Growing class sizes may force Granby to reconfigure schools

  • Sections of the landscaping around the expanded and newly renovated East Meadow School in Granby are designated "no mow" to lessen the environmental impact of the elementary school. Photographed on Tuesday, July 31, 2018. FILE PHOTO/KEVIN GUTTING

  • A typical classroom in the newly renovated older section of East Meadow Elementary School in Granby is shown on Tuesday, July 31, 2018. FILE PHOTO/KEVIN GUTTING

  • This Granby dinosaur resides on East State Street (Rt. 202) between the East Meadow School, at right, and Granby Junior-Senior High School.

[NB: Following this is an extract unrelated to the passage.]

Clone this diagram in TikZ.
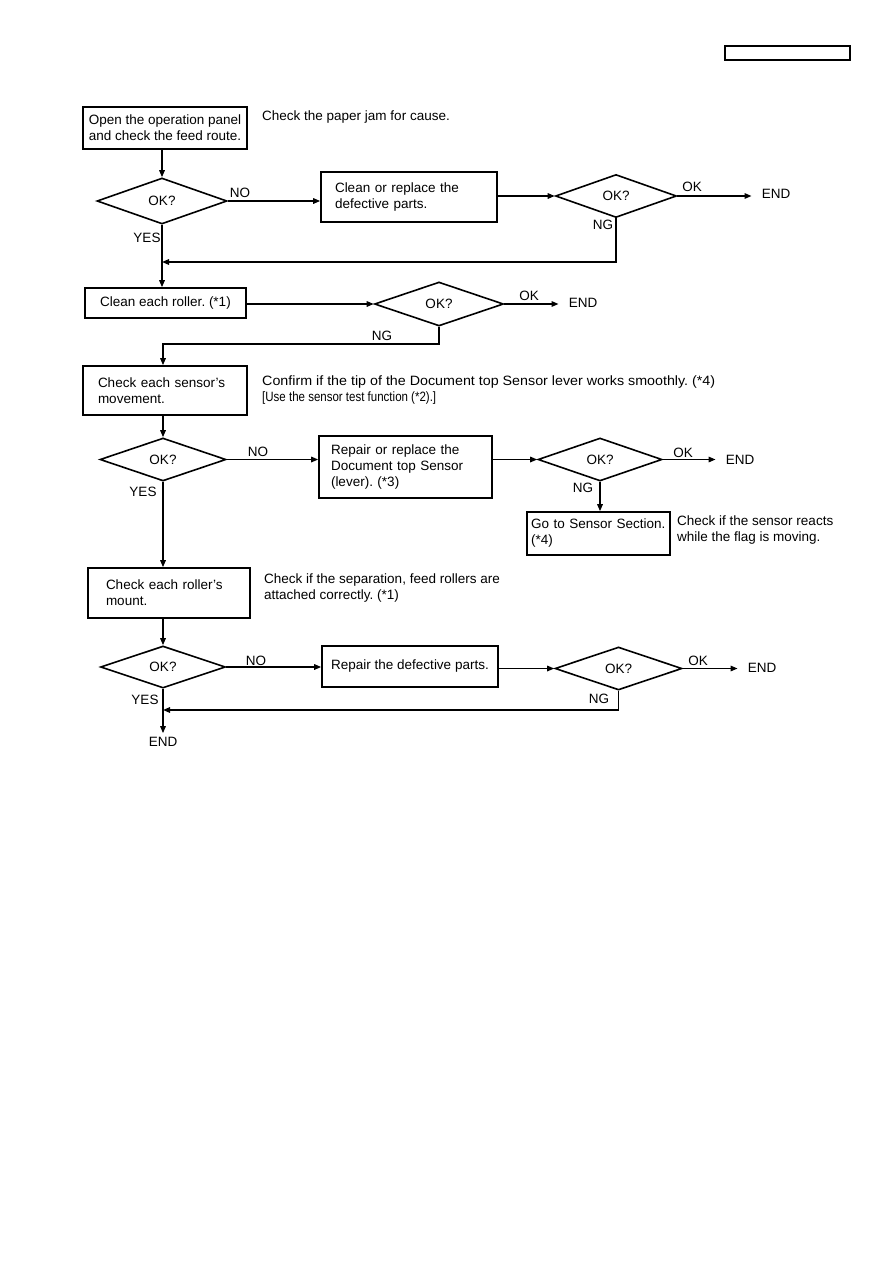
\documentclass[tikz,border=0pt]{standalone}
\usepackage{fontspec}
\usepackage{graphicx}
\setmainfont{Liberation Sans}
\usetikzlibrary{shapes.geometric,arrows.meta}
\frenchspacing
\begin{document}
\begin{tikzpicture}[x=1pt,y={(0pt,-1pt)},
  fnt/.style={font=\fontsize{13.5}{16}\selectfont},
  box/.style={draw, line width=1.6pt, fnt, inner ysep=0pt, align=left},
  diam/.style={diamond, draw, line width=1.6pt, fnt, inner sep=0pt},
  lbl/.style={fnt, inner sep=0pt},
  endn/.style={fnt, inner xsep=10pt, inner ysep=4pt},
  arr/.style={line width=1.5pt, -{Triangle[length=7pt,width=5.5pt]}}]
\useasboundingbox (0,0) rectangle (893,1263);
\fill[white] (0,0) rectangle (893,1263);

% header box
\node[draw, line width=1.6pt, minimum width=125, minimum height=14, inner sep=0pt] (hdr) at (787.5,53) {};

% nodes
\node[box, minimum width=164, minimum height=42, inner xsep=5.5pt] (b1) at (165,128) {Open the operation panel\\and check the feed route.};
\node[lbl, anchor=west] (t1) at (262,117) {Check the paper jam for cause.};
\node[diam, minimum width=130, minimum height=46] (d1) at (162,201) {OK?};
\node[box, minimum height=50, text width=148pt, inner xsep=14pt] (b2) at (409,197) {Clean or replace the\\defective parts.};
\node[diam, minimum width=121, minimum height=43] (d2) at (616,196) {OK?};
\node[endn] (end1) at (776,194) {END};

\node[box, minimum width=161, minimum height=30, align=center] (b3) at (165.5,303) {Clean each roller. (*1)};
\node[diam, minimum width=129, minimum height=44] (d3) at (439,304) {OK?};
\node[endn] (end2) at (583,303) {END};

\node[box, minimum height=49, text width=134pt, inner xsep=15pt] (b4) at (165,390.5) {Check each sensor's\\movement.};
\node[lbl, anchor=west, align=left] (t2) at (262,390) {\resizebox{453pt}{\height}{Confirm if the tip of the Document top Sensor lever works smoothly. (*4)}\\\resizebox{174pt}{\height}{[Use the sensor test function (*2).]}};
\node[diam, minimum width=126, minimum height=43] (d4) at (163,459.5) {OK?};
\node[box, minimum height=62, text width=149pt, inner xsep=12pt] (b5) at (405.5,467) {Repair or replace the\\Document top Sensor\\(lever). (*3)};
\node[diam, minimum width=124, minimum height=43] (d5) at (600,459.5) {OK?};
\node[endn] (end3) at (740,460) {END};
\node[box, minimum height=43, text width=135pt, inner xsep=4pt] (b6) at (598.5,533.5) {Go to Sensor Section.\\(*4)};
\node[lbl, anchor=west, align=left] (t3) at (677,530) {Check if the sensor reacts\\while the flag is moving.};

\node[box, minimum height=50, text width=126pt, inner xsep=18pt] (b7) at (169,593) {Check each roller's\\mount.};
\node[lbl, anchor=west, align=left] (t4) at (264,588) {Check if the separation, feed rollers are\\attached correctly. (*1)};
\node[diam, minimum width=125, minimum height=42] (d6) at (163,667) {OK?};
\node[box, minimum width=176, minimum height=41, align=center] (b8) at (410,666.5) {Repair the defective parts.};
\node[diam, minimum width=127, minimum height=43] (d7) at (618.5,668.5) {OK?};
\node[endn] (end4) at (762,668) {END};
\node[endn] (end5) at (163,742) {END};

% labels
\node[lbl] (l1) at (240,193) {NO};
\node[lbl] (l2) at (692,187) {OK};
\node[lbl] (l3) at (603,225) {NG};
\node[lbl] (l4) at (147,238) {YES};
\node[lbl] (l5) at (529,296) {OK};
\node[lbl] (l6) at (382,336) {NG};
\node[lbl] (l7) at (258,452) {NO};
\node[lbl] (l8) at (683,453) {OK};
\node[lbl] (l9) at (583,488) {NG};
\node[lbl] (l10) at (143,492) {YES};
\node[lbl] (l11) at (256,661) {NO};
\node[lbl] (l12) at (698,661) {OK};
\node[lbl] (l13) at (599,699) {NG};
\node[lbl] (l14) at (145,700) {YES};

\coordinate (j1) at (162,262);
\coordinate (j2) at (163,344);
\coordinate (j3) at (163,710);

% connectors
\draw[arr] (d1.north |- b1.south) -- (d1.north);
\draw[arr] (d1.east) -- (d1.east -| b2.west);
\draw[arr] (b2.east |- d2.west) -- (d2.west);
\draw[arr] (d2.east) -- (d2.east -| end1.west);
\draw[arr] (d2.south) |- (j1);
\draw[arr] (d1.south) -- (d1.south |- b3.north);
\draw[arr] (b3.east |- d3.west) -- (d3.west);
\draw[arr] (d3.east) -- (d3.east -| end2.west);
\draw[arr] (d3.south) |- (j2) -- (j2 |- b4.north);
\draw[arr] (b4.south -| d4.north) -- (d4.north);
\draw[arr] (d4.east) -- (d4.east -| b5.west);
\draw[arr] (b5.east |- d5.west) -- (d5.west);
\draw[arr] (d5.east) -- (d5.east -| end3.west);
\draw[arr] (d5.south) -- (d5.south |- b6.north);
\draw[arr] (d4.south) -- (d4.south |- b7.north);
\draw[arr] (b7.south -| d6.north) -- (d6.north);
\draw[arr] (d6.east) -- (d6.east -| b8.west);
\draw[arr] (b8.east |- d7.west) -- (d7.west);
\draw[arr] (d7.east) -- (d7.east -| end4.west);
\draw[arr] (d7.south) |- (j3);
\draw[arr] (d6.south) -- (end5.north);
\end{tikzpicture}
\end{document}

Photographed on Tuesday, July 31, 2018. FILE PHOTO/KEVIN GUTTING

Staff Writer
Published: 9/26/2019 5:52:26 PM

GRANBY — In response to increasing enrollment in Granby Public Schools, district officials are considering rearranging the new East Meadow Elementary School’s setup to maintain target class sizes.

The Granby School Committee has developed four options in anticipation of a capacity issue in the 2020-2021 school year:

■Moving sixth-grade classes to the Granby Junior-Senior High School (GJSHS) building.

■Moving preschool classes to the GJSHS building or an alternate site.

■Turning art and music classrooms into cart classrooms, which would free up the former two spaces for regular classrooms.

■Maintaining the current setup at East Meadow.

To gather community input and generate additional ideas, school officials held two focus group meetings in the morning and evening Wednesday, with the first meeting drawing 17 parents. A second set of meetings, which will share the same format and topics, will be held at 8:30 a.m. and 6:30 p.m. on Monday in the East Meadow school library. 

Granby Schools previously struggled with declining enrollment, but saw an increase for the first time in eight years during the past school year, then-School Committee Chairman Emre Evren said at a Town Meeting in June — more than 30 new students joined the district. Enrollment is the district’s primary source of revenue. 

But the elementary school building was designed at a time when enrollment was declining, Superintendent Sheryl Stanton said at the Wednesday morning meeting, and the Massachusetts School Building Authority, which provided funding for the project, recommended a “conservative” design that reflected this smaller student body size. Features not included in the state agency’s recommended design, such as additional classrooms, must be funded by the town. 

Stanton attributed the increase in enrollment to the new East Meadow building — which opened last year after the old building underwent a $32.5 million renovation and expansion — along with a new administration.

“I think there’s an excitement,” she said. 

“We are bucking the trend of declining enrollment, which is a good thing,” Stanton said, “but it has created this capacity issue.”

At the Wednesday morning focus group meeting, some parents expressed concerns that sixth graders and older high school students have too large of an age gap to place under the same roof.

But beginning in the 2020-2021 school year, current conditions could compromise the school’s target class sizes, which are 17-22 students per class in kindergarten through third grade, and 20-25 students per class in fourth through sixth grade.

The music and art classrooms are also specially equipped for their subjects, Stanton said at a Sept. 10 School Committee meeting. The art room, for instance, has a kiln and multiple sinks. 

School officials intend to pitch a proposal at the Oct. 8 School Committee meeting, and come to a decision on Nov. 5 following discussion with the School Committee.